The joint press-conference of Republican presidential candidates that was staged by CNN and mislabeled a "debate" was filled with the softest of soft-ball questions, but a little bit of interesting information came out of it -- accidentally, I assume. The Republican candidates all had a few words to say about the separation of church and state; unsurprisingly, few of those words were positive or supportive.

The CNN transcript:

PAWLENTY: Well, the protections between the separation of church and state were designed to protect people of faith from government, not government from people of faith. This is a country that in our founding documents says we're a nation that's founded under God, and the privileges and blessings at that we have are from our creator. They're not from our member of Congress. They're not from our county commissioner.

And 39 of the 50 states have in the very early phrases of their constitutions language like Minnesota has in its preamble. It says this, "We the people of Minnesota, grateful to God for our civil and religious liberties," and so the Founding Fathers understood that the blessings that we have as a nation come from our creator and we should stop and say thanks and express gratitude for that. I embrace that.

So if church/state separation is only designed to protect "people of faith" from the government, doesn't that entail that it doesn't protect atheists? This means that Tim Pawlenty doesn't believe that atheists are covered or protected by the First Amendment -- that we atheists have no First Amendment religious liberty rights that can be violated by the government. What other constitutional protections do you suppose he thinks atheists are exempted from? Do we have free speech rights? Do we have a right to be free of unreasonable searches and seizures?

Note that Tim Pawlenty essentially rejects the idea that our constitutional rights come from the will of the people. That's what it says in the Constitution, but Pawlenty believes that rights come from his god. This belief is popular with Christian theocrats, but it's a belief that denies that we humans are in control of our own government and future. It's a belief that denies that rights are our own responsibility.

SANTORUM: I'm some who believes that you approach issues using faith and reason. And if your faith is pure and your reason is right, they'll end up in the same place.

I think the key to the success of this country, how we all live together, because we are a very diverse country -- Madison called it the perfect remedy -- which was to allow everybody, people of faith and no faith, to come in and make their claims in the public square, to be heard, have those arguments, and not to say because you're not a person of faith, you need to stay out, because you have strong faith convictions, your opinion is invalid. Just the opposite -- we get along because we know that we -- all of our ideas are allowed in and tolerated. That's what makes America work.

The second path is a pretty respectable position -- it's one I wish more believers adopted, and that's the only nice thing I think I've ever had to say about any position Rick Santorum has ever adopted. I don't agree that "faith and reason" always arrive the same place; on the contrary it's nonsense because if it were true you wouldn't need both.
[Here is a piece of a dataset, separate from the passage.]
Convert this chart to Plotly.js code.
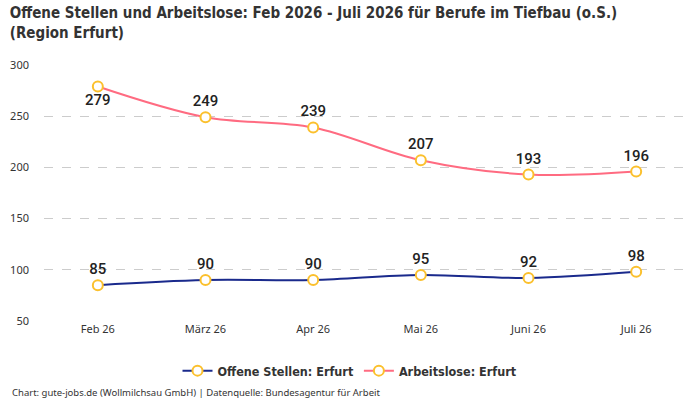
<!DOCTYPE html>
<html>
<head>
<meta charset="utf-8">
<script src="https://cdn.plot.ly/plotly-3.0.1.min.js"></script>
<style>
  html, body { margin: 0; padding: 0; background: #fff; }
  #plot { width: 700px; height: 400px; }
</style>
</head>
<body>
<div id="plot"></div>
<script>
'use strict';

const months = ['Feb 26', 'März 26', 'Apr 26', 'Mai 26', 'Juni 26', 'Juli 26'];
const offeneStellen = [85, 90, 90, 95, 92, 98];
const arbeitslose = [279, 249, 239, 207, 193, 196];
const arbeitsloseLabelPos = ['bottom center', 'top center', 'top center', 'top center', 'top center', 'top center'];

const condensed = 'DejaVu Sans Condensed, Liberation Sans Narrow, Roboto, sans-serif';

const markerStyle = {
  size: 10,
  color: '#ffffff',
  line: {color: '#fbc02d', width: 2}
};

const labelFont = {family: 'Roboto, sans-serif', size: 15, color: '#222', weight: 500};

var traceOffen = {
  type: 'scatter',
  mode: 'lines+markers+text',
  name: 'Offene Stellen: Erfurt',
  x: months,
  y: offeneStellen,
  text: offeneStellen.map(String),
  textposition: 'top center',
  textfont: labelFont,
  line: {color: '#1a2a8c', width: 2, shape: 'spline'},
  marker: markerStyle,
  cliponaxis: false
};

var traceArbeitslose = {
  type: 'scatter',
  mode: 'lines+markers+text',
  name: 'Arbeitslose: Erfurt',
  x: months,
  y: arbeitslose,
  text: arbeitslose.map(String),
  textposition: arbeitsloseLabelPos,
  textfont: labelFont,
  line: {color: '#ff6b81', width: 2, shape: 'spline'},
  marker: markerStyle,
  cliponaxis: false
};

var layout = {
  width: 700,
  height: 400,
  paper_bgcolor: '#ffffff',
  plot_bgcolor: '#ffffff',
  font: {family: 'Noto Sans, sans-serif', size: 11, color: '#333'},
  margin: {l: 44, r: 10, t: 65, b: 79, autoexpand: false},
  title: {
    text: '<b>Offene Stellen und Arbeitslose: Feb 2026 - Juli 2026 für Berufe im Tiefbau (o.S.)<br>(Region Erfurt)</b>',
    font: {family: condensed, size: 15, color: '#333'},
    x: 0.014,
    xanchor: 'left',
    xref: 'container',
    yref: 'container',
    y: 0.955,
    yanchor: 'top'
  },
  xaxis: {
    type: 'category',
    range: [-0.5, 5.5],
    showgrid: false,
    zeroline: false,
    showline: false,
    ticks: '',
    tickfont: {size: 11, color: '#333'}
  },
  yaxis: {
    range: [50, 300],
    tickvals: [50, 100, 150, 200, 250, 300],
    showgrid: true,
    gridcolor: '#cccccc',
    griddash: 'dash',
    zeroline: false,
    showline: false,
    ticks: '',
    ticklabelstandoff: 14,
    tickfont: {size: 11, color: '#333'}
  },
  showlegend: true,
  legend: {
    orientation: 'h',
    x: 0.5,
    xref: 'container',
    xanchor: 'center',
    y: 0.0725,
    yref: 'container',
    yanchor: 'middle',
    font: {family: condensed, size: 12.5, color: '#333', weight: 'bold'}
  },
  annotations: [{
    text: 'Chart: gute-jobs.de (Wollmilchsau GmbH) | Datenquelle: Bundesagentur für Arbeit',
    xref: 'paper',
    yref: 'paper',
    x: -0.052,
    y: -0.28,
    xanchor: 'left',
    yanchor: 'middle',
    showarrow: false,
    font: {size: 9.5, color: '#333'}
  }]
};

var config = {
  displayModeBar: false,
  responsive: false
};

Plotly.newPlot('plot', [traceOffen, traceArbeitslose], layout, config);
</script>
</body>
</html>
That aside, though, Rick Santorum shows a lot more respect to nonbelievers than Tim Pawlenty because he explicitly says that they are protected as equals alongside believers.

It's a shame that so many of his fellow Republicans deny it.

PAUL: I think faith has something to do with the character of the people that represent us, and law should have a moral fiber to it and our leaders should. We shouldn't expect us to try to change morality. You can't teach people how to be moral.

But the Constitution addresses this by saying -- literally, it says no theocracy. But it doesn't talk about church and state. The most important thing is the First Amendment. Congress shall write no laws -- which means Congress should never prohibit the expression of your Christian faith in a public place.

Ron Paul is well respect among atheists who have a libertarian political philosophy, but as I've written elsewhere Paul's "libertarianism" has a strong theocratic inclination that is incompatible with secularism, church/state separation, or real liberty for anyone who doesn't submit to an ecclesiastical institutions. Paul reinforces that conclusion here with his denial that the Constitution protects the separation of church and state and his straw man complaint that some want the public expression of "Christian faith" to be prohibited. That's a complaint raised solely by the grossly ignorant or the deliberately deceitful.